SK Telecom breach exposes urgent cybersecurity gaps in Asia’s telcos
The massive data leak highlights deep flaws in detection, data security, and executive oversight.
Asia’s telecom industry must overhaul its approach to cybersecurity, treating it as a strategic risk rather than an IT afterthought, analysts warned in the wake of the SK Telecom data breach that exposed nearly 27 million user records and sent the company’s shares tumbling over 5%.
Charles Li, CTO and Chief Analyst at Team T5, said the breach revealed how deeply attackers can embed themselves before detection. “Investigation shows they might have been infiltrated in early 2021 indicating a four year time of the attacker in their internet session.”

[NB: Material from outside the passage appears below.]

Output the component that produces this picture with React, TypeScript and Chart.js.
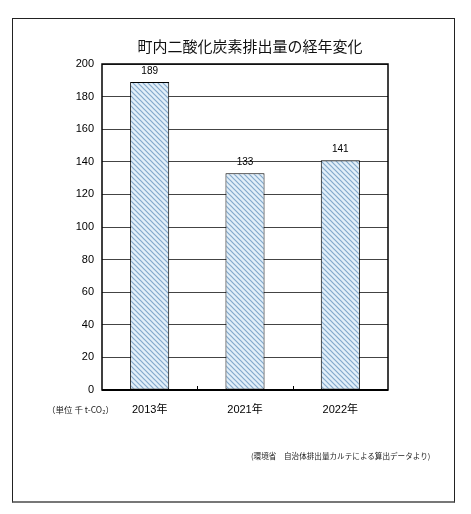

“The traditional pattern matching detection mechanism failed in protecting such targeted attacks, especially national sponsor attacks with determination and abundant resources. Instead, cyber defenders should seek Cyber Threat Intelligence backed threat hunting to be proactive, look for hidden risks or threats in their network environment.”
Li noted that the sector’s complex infrastructure creates major security gaps. “Telecom companies usually possess an interconnected network composed of heterogeneous systems, and many of them are legacy systems. The investigation also shows unpatched vulnerability and poor network segmentation are key issues for this incident, the nature of telecommunication networks make it a big challenge to defend advanced threat actors.”
He added that the stolen records had not been encrypted, so it was easily stolen by the actors.
Dr. Sharifah Roziah Bt Mohd Kassim, Senior Specialist at CyberSecurity Malaysia, underscored how basic controls remain missing. “[You] need to ensure that they encrypt all sensitive data, both in transit and also address this to reduce any exposure in case a compromise happens and the second one is that they need to have robust access control… and also implement zero trust models in the organisation.”
She also urged continuous monitoring and workforce training. “It would be good to embed AI driven threat monitoring… and of course, having a robust incident response plan… and having a security culture and also training.”
Both experts stressed that boards must lead the shift. Li said, “C-level executives should escalate cybersecurity as a strategic risk, but not just an IT department issue,” while Sharifah warned, “They have to make sure that customer trust is put as a very high priority… and of course, strategy investment in security.”